▸ Task to complete
Carry none of the pictures over; write out the complete data exactly.

▸ Source material

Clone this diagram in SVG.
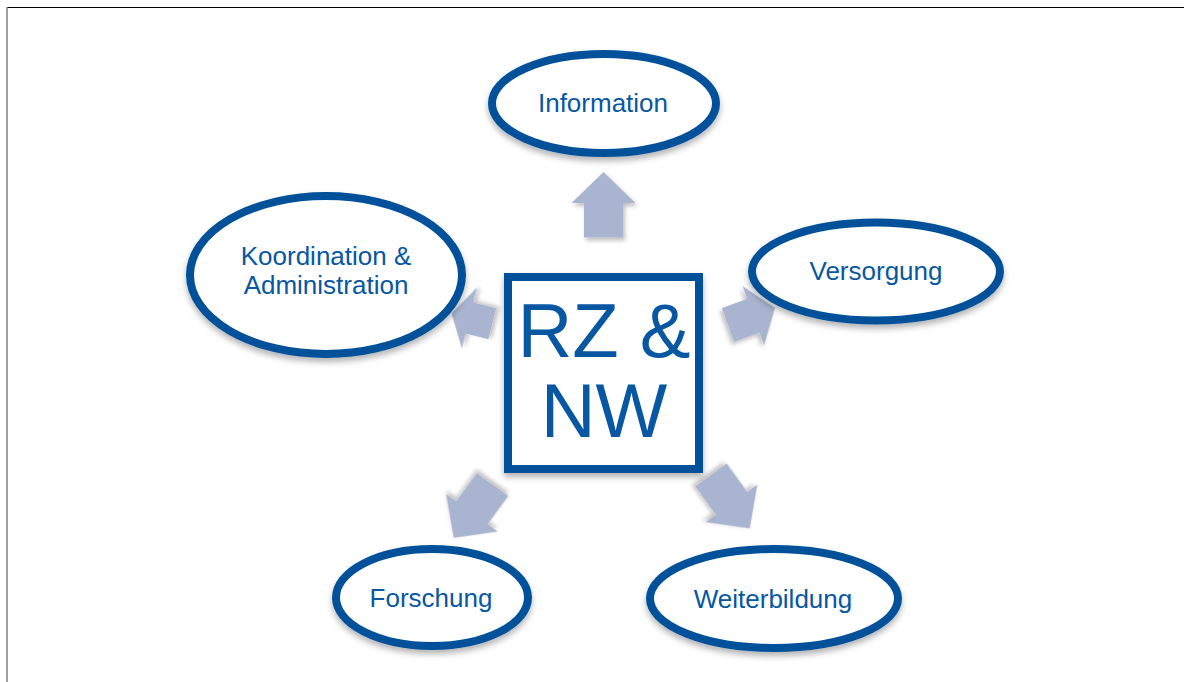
<svg xmlns="http://www.w3.org/2000/svg" width="1184" height="682" viewBox="0 0 1184 682">
  <defs>
    <filter id="sh" x="-20%" y="-20%" width="140%" height="150%">
      <feDropShadow dx="0" dy="4" stdDeviation="3" flood-color="#000" flood-opacity="0.3"/>
    </filter>
    <filter id="ash" x="-30%" y="-30%" width="160%" height="160%">
      <feDropShadow dx="2" dy="3" stdDeviation="2" flood-color="#000" flood-opacity="0.25"/>
    </filter>
  </defs>
  <style>
    .node { fill: #ffffff; stroke: #02519A; stroke-width: 8; filter: url(#sh); }
    .lbl { font-family: "Liberation Sans", Arial, sans-serif; font-size: 26px; fill: #0757A3; text-anchor: middle; }
    .big { font-family: "Liberation Sans", Arial, sans-serif; font-size: 76px; fill: #0757A3; text-anchor: middle; }
    .arr { fill: #A9B4D0; filter: url(#ash); }
  </style>
  <rect x="0" y="0" width="1184" height="682" fill="#ffffff"/>
  <line x1="7" y1="7.5" x2="1184" y2="7.5" stroke="#000" stroke-width="1.2"/>
  <line x1="7" y1="7" x2="7" y2="682" stroke="#808080" stroke-width="1.5"/>

  <g id="connectors">
    <polygon class="arr" transform="translate(603.5,237.5)" points="-19.5,0 19.5,0 19.5,-34.5 32,-34.5 0,-65.5 -32,-34.5 -19.5,-34.5"/>
    <polygon class="arr" transform="translate(728,325) rotate(70)" points="-18,0 18,0 18,-27 31.5,-27 0,-50 -31.5,-27 -18,-27"/>
    <polygon class="arr" transform="translate(492.3,323.7) rotate(284)" points="-16,0 16,0 16,-23.5 31.5,-23.5 0,-42 -31.5,-23.5 -16,-23.5"/>
    <polygon class="arr" transform="translate(711,475) rotate(144)" points="-19.5,0 19.5,0 19.5,-35 32,-35 0,-66 -32,-35 -19.5,-35"/>
    <polygon class="arr" transform="translate(492.5,484.5) rotate(216)" points="-19.5,0 19.5,0 19.5,-35 32,-35 0,-66 -32,-35 -19.5,-35"/>
  </g>

  <g id="center">
    <rect class="node" x="508" y="277" width="191" height="192"/>
    <text class="big" x="604" y="357">RZ &amp;</text>
    <text class="big" x="604" y="437">NW</text>
  </g>

  <g id="information">
    <ellipse class="node" cx="604" cy="103.5" rx="112" ry="49.5"/>
    <text class="lbl" x="603" y="112">Information</text>
  </g>

  <g id="koordination">
    <ellipse class="node" cx="326" cy="275" rx="136" ry="79"/>
    <text class="lbl" x="326" y="265">Koordination &amp;</text>
    <text class="lbl" x="326" y="294">Administration</text>
  </g>

  <g id="versorgung">
    <ellipse class="node" cx="876" cy="271.5" rx="124" ry="49"/>
    <text class="lbl" x="876" y="280">Versorgung</text>
  </g>

  <g id="forschung">
    <ellipse class="node" cx="432" cy="597.5" rx="96" ry="48.5"/>
    <text class="lbl" x="431" y="607">Forschung</text>
  </g>

  <g id="weiterbildung">
    <ellipse class="node" cx="774" cy="598.5" rx="124" ry="49.5"/>
    <text class="lbl" x="773" y="608">Weiterbildung</text>
  </g>
</svg>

▸ Completed task
Clone this diagram in SVG.
<svg xmlns="http://www.w3.org/2000/svg" width="1184" height="682" viewBox="0 0 1184 682">
  <defs>
    <filter id="sh" x="-20%" y="-20%" width="140%" height="150%">
      <feDropShadow dx="0" dy="4" stdDeviation="3" flood-color="#000" flood-opacity="0.3"/>
    </filter>
    <filter id="ash" x="-30%" y="-30%" width="160%" height="160%">
      <feDropShadow dx="2" dy="3" stdDeviation="2" flood-color="#000" flood-opacity="0.25"/>
    </filter>
  </defs>
  <style>
    .node { fill: #ffffff; stroke: #02519A; stroke-width: 8; filter: url(#sh); }
    .lbl { font-family: "Liberation Sans", Arial, sans-serif; font-size: 26px; fill: #0757A3; text-anchor: middle; }
    .big { font-family: "Liberation Sans", Arial, sans-serif; font-size: 76px; fill: #0757A3; text-anchor: middle; }
    .arr { fill: #A9B4D0; filter: url(#ash); }
  </style>
  <rect x="0" y="0" width="1184" height="682" fill="#ffffff"/>
  <line x1="7" y1="7.5" x2="1184" y2="7.5" stroke="#000" stroke-width="1.2"/>
  <line x1="7" y1="7" x2="7" y2="682" stroke="#808080" stroke-width="1.5"/>

  <g id="connectors">
    <polygon class="arr" transform="translate(603.5,237.5)" points="-19.5,0 19.5,0 19.5,-34.5 32,-34.5 0,-65.5 -32,-34.5 -19.5,-34.5"/>
    <polygon class="arr" transform="translate(728,325) rotate(70)" points="-18,0 18,0 18,-27 31.5,-27 0,-50 -31.5,-27 -18,-27"/>
    <polygon class="arr" transform="translate(492.3,323.7) rotate(284)" points="-16,0 16,0 16,-23.5 31.5,-23.5 0,-42 -31.5,-23.5 -16,-23.5"/>
    <polygon class="arr" transform="translate(711,475) rotate(144)" points="-19.5,0 19.5,0 19.5,-35 32,-35 0,-66 -32,-35 -19.5,-35"/>
    <polygon class="arr" transform="translate(492.5,484.5) rotate(216)" points="-19.5,0 19.5,0 19.5,-35 32,-35 0,-66 -32,-35 -19.5,-35"/>
  </g>

  <g id="center">
    <rect class="node" x="508" y="277" width="191" height="192"/>
    <text class="big" x="604" y="357">RZ &amp;</text>
    <text class="big" x="604" y="437">NW</text>
  </g>

  <g id="information">
    <ellipse class="node" cx="604" cy="103.5" rx="112" ry="49.5"/>
    <text class="lbl" x="603" y="112">Information</text>
  </g>

  <g id="koordination">
    <ellipse class="node" cx="326" cy="275" rx="136" ry="79"/>
    <text class="lbl" x="326" y="265">Koordination &amp;</text>
    <text class="lbl" x="326" y="294">Administration</text>
  </g>

  <g id="versorgung">
    <ellipse class="node" cx="876" cy="271.5" rx="124" ry="49"/>
    <text class="lbl" x="876" y="280">Versorgung</text>
  </g>

  <g id="forschung">
    <ellipse class="node" cx="432" cy="597.5" rx="96" ry="48.5"/>
    <text class="lbl" x="431" y="607">Forschung</text>
  </g>

  <g id="weiterbildung">
    <ellipse class="node" cx="774" cy="598.5" rx="124" ry="49.5"/>
    <text class="lbl" x="773" y="608">Weiterbildung</text>
  </g>
</svg>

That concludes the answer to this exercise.